*Directive*: Find the number of lines containing the string "this" in the data. Answer with the number by itself.

*Extracted material*:
--*--
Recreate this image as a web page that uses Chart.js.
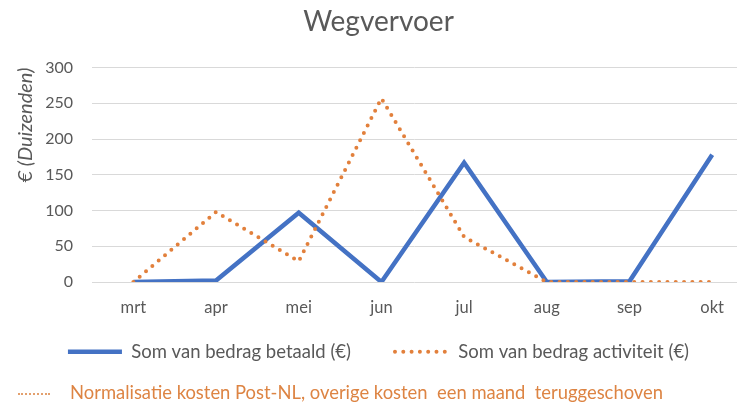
<!DOCTYPE html>
<html><head><meta charset="utf-8">
<script src="https://cdn.jsdelivr.net/npm/chart.js@4/dist/chart.umd.min.js"></script>
<style>
html,body{margin:0;padding:0;background:#fff;overflow:hidden}
#wrap{position:relative;width:737px;height:404px}
#note{position:absolute;left:18px;top:382px;font-family:Lato;font-size:18.4px;line-height:20px;color:#DD8443;white-space:pre}
#note .dots{display:inline-block;width:32px;height:0;border-top:2px dotted #E3A06E;vertical-align:middle;margin-right:20px}
</style></head><body>
<div id="wrap"><canvas id="c" width="737" height="404"></canvas>
<div id="note"><span class="dots"></span>Normalisatie kosten Post-NL, overige kosten  een maand  teruggeschoven</div></div>
<script>
const months = ['mrt','apr','mei','jun','jul','aug','sep','okt'];
const betaald = [0, 2, 97, 0, 167, 0, 1, 178];
const activiteit = [0, 98, 29, 257, 63, 0, 0, 0];
const yTicks = [0, 50, 100, 150, 200, 250, 300];

const gray = '#595959';
const liftLegend = {
  id: 'liftLegend',
  afterLayout(chart) { const l = chart.legend; if (l) { l.top -= 33; l.bottom -= 33; } }
};
new Chart(document.getElementById('c'), {
  type: 'line',
  data: {
    datasets: [
      {label: 'Som van bedrag betaald (€)', data: months.map((m, i) => ({x: i, y: betaald[i]})),
       borderColor: '#4472C4', backgroundColor: '#4472C4', borderWidth: 4.5, pointRadius: 0,
       tension: 0, order: 1, borderJoinStyle: 'miter'},
      {label: 'Som van bedrag activiteit (€)', data: months.map((m, i) => ({x: i, y: activiteit[i]})),
       borderColor: '#E2803C', backgroundColor: '#E2803C', borderWidth: 4, borderDash: [0, 8.3],
       borderCapStyle: 'round', pointRadius: 0, tension: 0, order: 0}
    ]
  },
  plugins: [liftLegend],
  options: {
    responsive: false, animation: false,
    layout: {padding: {left: 20, right: 0, top: 0, bottom: 0}},
    plugins: {
      title: {display: true, text: 'Wegvervoer', color: gray,
              font: {family: 'Lato', size: 28, weight: 'normal'}, padding: {top: 5, bottom: 29}},
      legend: {position: 'bottom',
        labels: {usePointStyle: true, pointStyle: 'line', pointStyleWidth: 54, boxWidth: 54, padding: 44,
                 color: gray, font: {family: 'Lato', size: 18.5},
                 sort: (a, b) => a.datasetIndex - b.datasetIndex,
                 generateLabels: chart => {
                   const items = Chart.defaults.plugins.legend.labels.generateLabels(chart);
                   items.forEach(it => {
                     const ds = chart.data.datasets[it.datasetIndex];
                     it.lineDash = ds.borderDash || [];
                     it.lineCap = ds.borderCapStyle || 'butt';
                     it.lineWidth = ds.borderWidth;
                     it.strokeStyle = ds.borderColor;
                     it.pointStyle = 'line';
                   });
                   return items;
                 }}},
      tooltip: {enabled: false}
    },
    scales: {
      x: {type: 'linear', min: -0.5, max: 7.3,
          grid: {display: false}, border: {display: false},
          afterBuildTicks: s => { s.ticks = months.map((m, i) => ({value: i})); },
          ticks: {callback: v => months[v], padding: 8, color: gray, font: {family: 'Lato', size: 16.5},
                  maxRotation: 0, autoSkip: false},
          afterFit: s => { s.height = 49.5; }},
      y: {min: 0, max: 300,
          afterBuildTicks: s => { s.ticks = yTicks.map(v => ({value: v})); },
          grid: {color: '#d9d9d9', lineWidth: 1, drawTicks: false}, border: {display: false},
          ticks: {padding: 19, color: gray, font: {family: 'Lato', size: 16}},
          title: {display: true, text: '€ (Duizenden)', align: 'end', color: gray,
                  font: {family: 'Lato', size: 20, style: 'italic'}, padding: {top: -6, bottom: 0}},
          afterFit: s => { s.width = 72; }}
    }
  }
});
</script>
</body></html>
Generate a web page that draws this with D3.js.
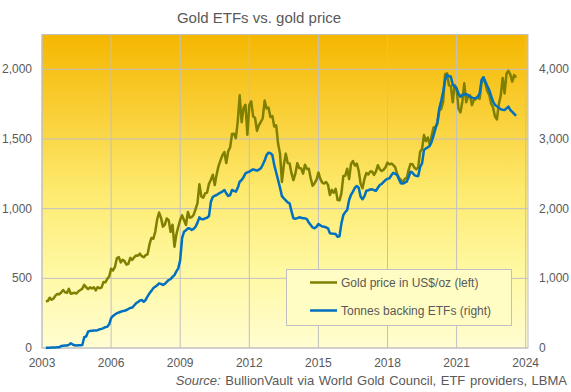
<!DOCTYPE html>
<html>
<head>
<meta charset="utf-8">
<script src="https://cdn.jsdelivr.net/npm/d3@7"></script>
<style>
  body { margin: 0; background: #fff; }
  svg { display: block; font-family: "Liberation Sans", Arial, sans-serif; }
  .tick-label { fill: #595959; font-size: 12px; }
</style>
</head>
<body>
<svg id="chart" width="571" height="392"></svg>
<script>
// monthly series, first point March 2003, last point August 2023
var startYear = 2003, startMonth = 3;

// gold price, US$/oz, month end (left axis)
var goldPrice = [
  335, 337, 361, 346, 355, 376, 388, 386, 398, 416,                  // 2003
  400, 396, 424, 389, 393, 396, 391, 407, 416, 426, 453, 436,        // 2004
  422, 435, 428, 436, 414, 437, 429, 433, 473, 471, 496, 513,        // 2005
  569, 556, 582, 644, 653, 614, 633, 624, 599, 604, 647, 632,        // 2006
  651, 664, 662, 677, 659, 651, 666, 672, 743, 790, 784, 834,        // 2007
  923, 972, 934, 871, 886, 930, 918, 833, 885, 727, 815, 870,        // 2008
  920, 952, 917, 883, 976, 935, 939, 956, 996, 1040, 1176, 1088,     // 2009
  1079, 1110, 1116, 1179, 1208, 1244, 1169, 1246, 1307, 1347, 1384, 1406, // 2010
  1327, 1411, 1439, 1536, 1537, 1506, 1629, 1814, 1620, 1722, 1746, 1531, // 2011
  1744, 1770, 1663, 1651, 1558, 1599, 1622, 1649, 1776, 1719, 1726, 1658, // 2012
  1665, 1589, 1598, 1467, 1395, 1192, 1315, 1395, 1327, 1324, 1253, 1205, // 2013
  1251, 1327, 1292, 1289, 1251, 1315, 1285, 1286, 1217, 1164, 1183, 1206, // 2014
  1260, 1214, 1187, 1180, 1191, 1171, 1098, 1135, 1114, 1142, 1062, 1060, // 2015
  1112, 1235, 1237, 1286, 1212, 1321, 1342, 1309, 1323, 1272, 1178, 1146, // 2016
  1213, 1256, 1245, 1266, 1266, 1242, 1268, 1312, 1283, 1270, 1280, 1297, // 2017
  1331, 1318, 1324, 1313, 1298, 1250, 1221, 1207, 1187, 1215, 1218, 1279, // 2018
  1321, 1319, 1295, 1282, 1296, 1409, 1428, 1528, 1485, 1511, 1460, 1523, // 2019
  1582, 1586, 1609, 1703, 1716, 1768, 1965, 1971, 1887, 1880, 1763, 1888, // 2020
  1864, 1717, 1691, 1768, 1900, 1763, 1808, 1814, 1743, 1781, 1785, 1806, // 2021
  1788, 1901, 1942, 1896, 1843, 1817, 1753, 1726, 1661, 1641, 1750, 1812, // 2022
  1938, 1827, 1969, 1990, 1962, 1912, 1960, 1942                      // 2023
];

// tonnes of gold backing ETFs (right axis)
var etfTonnes = [
  3, 4, 5, 6, 7, 8, 9, 10, 30, 33,                                   // 2003
  35, 36, 45, 67, 50, 38, 36, 38, 40, 42, 155, 165,                  // 2004
  234, 245, 248, 250, 252, 255, 268, 275, 285, 300, 306, 340,        // 2005
  430, 460, 480, 498, 510, 520, 530, 535, 545, 560, 575, 580,        // 2006
  610, 641, 660, 680, 689, 664, 690, 740, 785, 820, 860, 880,        // 2007
  900, 928, 920, 904, 920, 950, 976, 990, 1020, 1047, 1100, 1143,    // 2008
  1263, 1580, 1669, 1690, 1718, 1715, 1695, 1710, 1741, 1800, 1876, 1850, // 2009
  1847, 1860, 1870, 1894, 2100, 2171, 2185, 2196, 2215, 2230, 2244, 2268, // 2010
  2220, 2182, 2196, 2268, 2255, 2244, 2300, 2387, 2411, 2450, 2507, 2520, // 2011
  2531, 2550, 2565, 2555, 2545, 2560, 2579, 2630, 2690, 2770, 2804, 2795, // 2012
  2770, 2627, 2520, 2411, 2300, 2180, 2148, 2120, 2090, 2076, 1960, 1861, // 2013
  1855, 1865, 1876, 1870, 1862, 1861, 1850, 1800, 1765, 1730, 1718, 1740, // 2014
  1779, 1760, 1745, 1741, 1730, 1718, 1646, 1642, 1640, 1636, 1598, 1605, // 2015
  1789, 1909, 1950, 1981, 2124, 2200, 2244, 2300, 2325, 2300, 2172, 2135, // 2016
  2180, 2258, 2265, 2275, 2278, 2265, 2258, 2300, 2340, 2355, 2385, 2411, // 2017
  2430, 2435, 2480, 2516, 2500, 2483, 2420, 2363, 2360, 2375, 2387, 2450, // 2018
  2531, 2516, 2483, 2469, 2470, 2600, 2651, 2840, 2866, 2880, 2900, 2961, // 2019
  3050, 3150, 3248, 3440, 3550, 3679, 3847, 3918, 3905, 3894, 3780, 3750, // 2020
  3727, 3650, 3607, 3631, 3640, 3645, 3630, 3607, 3595, 3583, 3590, 3597, // 2021
  3655, 3847, 3886, 3822, 3760, 3703, 3620, 3535, 3488, 3470, 3450, 3426, // 2022
  3420, 3416, 3440, 3464, 3416, 3390, 3360, 3334                      // 2023
];

var yearTicks = [2003, 2006, 2009, 2012, 2015, 2018, 2021, 2024];
var priceTicks = [0, 500, 1000, 1500, 2000];
var tonneTicks = [0, 1000, 2000, 3000, 4000];

var seriesNames = ["Gold price in US$/oz (left)", "Tonnes backing ETFs (right)"];
var seriesColors = ["#808000", "#0070c0"];

var svg = d3.select("#chart");
var plot = { left: 42, right: 528, top: 34.5, bottom: 348 };

var x = d3.scaleLinear()
          .domain([2003, 2024.1])
          .range([plot.left, plot.right]);
var yPrice = d3.scaleLinear()
               .domain([0, 2250])
               .range([plot.bottom, plot.top]);
var yTonnes = d3.scaleLinear()
                .domain([0, 4500])
                .range([plot.bottom, plot.top]);

function monthTime(i) {
  return startYear + (startMonth - 1 + i) / 12;
}

// background gradient
var grad = svg.append("defs")
  .append("linearGradient")
    .attr("id", "bg")
    .attr("x1", 0).attr("y1", 0)
    .attr("x2", 0).attr("y2", 1);
[[0, "#f5b700"], [0.3, "#fad442"], [0.5, "#fdea6e"], [0.75, "#fff8a2"], [1, "#fffdd2"]].forEach(s => {
  grad.append("stop").attr("offset", s[0]).attr("stop-color", s[1]);
});

svg.append("rect")
    .attr("x", plot.left)
    .attr("y", plot.top)
    .attr("width", plot.right - plot.left)
    .attr("height", plot.bottom - plot.top)
    .attr("fill", "url(#bg)");

// grid
svg.append("g")
  .selectAll("line")
  .data(yearTicks)
  .enter().append("line")
    .attr("x1", d => x(d)).attr("x2", d => x(d))
    .attr("y1", plot.top).attr("y2", plot.bottom)
    .attr("stroke", "#c0c0c0");

svg.append("g")
  .selectAll("line")
  .data(priceTicks)
  .enter().append("line")
    .attr("x1", plot.left).attr("x2", plot.right)
    .attr("y1", d => yPrice(d)).attr("y2", d => yPrice(d))
    .attr("stroke", "#c0c0c0");

svg.append("rect")
    .attr("x", plot.left)
    .attr("y", plot.top)
    .attr("width", plot.right - plot.left)
    .attr("height", plot.bottom - plot.top)
    .attr("fill", "none")
    .attr("stroke", "#c0c0c0");

// lines
var priceLine = d3.line()
                  .x((d, i) => x(monthTime(i)))
                  .y(d => yPrice(d));
var tonneLine = d3.line()
                  .x((d, i) => x(monthTime(i)))
                  .y(d => yTonnes(d));

svg.append("path")
    .datum(goldPrice)
    .attr("d", priceLine)
    .attr("fill", "none")
    .attr("stroke", seriesColors[0])
    .attr("stroke-width", 2.5)
    .attr("stroke-linejoin", "round");

svg.append("path")
    .datum(etfTonnes)
    .attr("d", tonneLine)
    .attr("fill", "none")
    .attr("stroke", seriesColors[1])
    .attr("stroke-width", 2.5)
    .attr("stroke-linejoin", "round");

// axis labels
svg.append("g")
  .selectAll("text")
  .data(priceTicks)
  .enter().append("text")
    .classed("tick-label", true)
    .attr("x", 32)
    .attr("y", d => yPrice(d) + 4)
    .attr("text-anchor", "end")
    .text(d3.format(","));

svg.append("g")
  .selectAll("text")
  .data(tonneTicks)
  .enter().append("text")
    .classed("tick-label", true)
    .attr("x", 539)
    .attr("y", d => yTonnes(d) + 4)
    .attr("text-anchor", "start")
    .text(d3.format(","));

svg.append("g")
  .selectAll("text")
  .data(yearTicks)
  .enter().append("text")
    .classed("tick-label", true)
    .attr("x", d => x(d))
    .attr("y", 367)
    .attr("text-anchor", "middle")
    .text(d => d);

// title
svg.append("text")
    .attr("x", 259)
    .attr("y", 23)
    .attr("text-anchor", "middle")
    .attr("font-size", "15px")
    .attr("fill", "#595959")
    .text("Gold ETFs vs. gold price");

// legend
var legend = svg.append("g");
legend.append("rect")
    .attr("x", 286.5)
    .attr("y", 269.5)
    .attr("width", 225)
    .attr("height", 56)
    .attr("fill", "#fffcc4")
    .attr("stroke", "#c0c0c0");

seriesNames.forEach((name, i) => {
  var cy = 282.5 + i * 28;
  legend.append("line")
      .attr("x1", 310).attr("x2", 337)
      .attr("y1", cy).attr("y2", cy)
      .attr("stroke", seriesColors[i])
      .attr("stroke-width", 2.5);
  legend.append("text")
      .classed("tick-label", true)
      .attr("x", 341)
      .attr("y", cy + 4)
      .text(name);
});

// source note
var src = svg.append("text")
    .attr("x", 567)
    .attr("y", 385)
    .attr("text-anchor", "end")
    .attr("font-size", "13px")
    .attr("word-spacing", "1px")
    .attr("fill", "#595959");
src.append("tspan").attr("font-style", "italic").text("Source:");
src.append("tspan").text(" BullionVault via World Gold Council, ETF providers, LBMA");
</script>
</body>
</html>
--*--
*Task result*: 2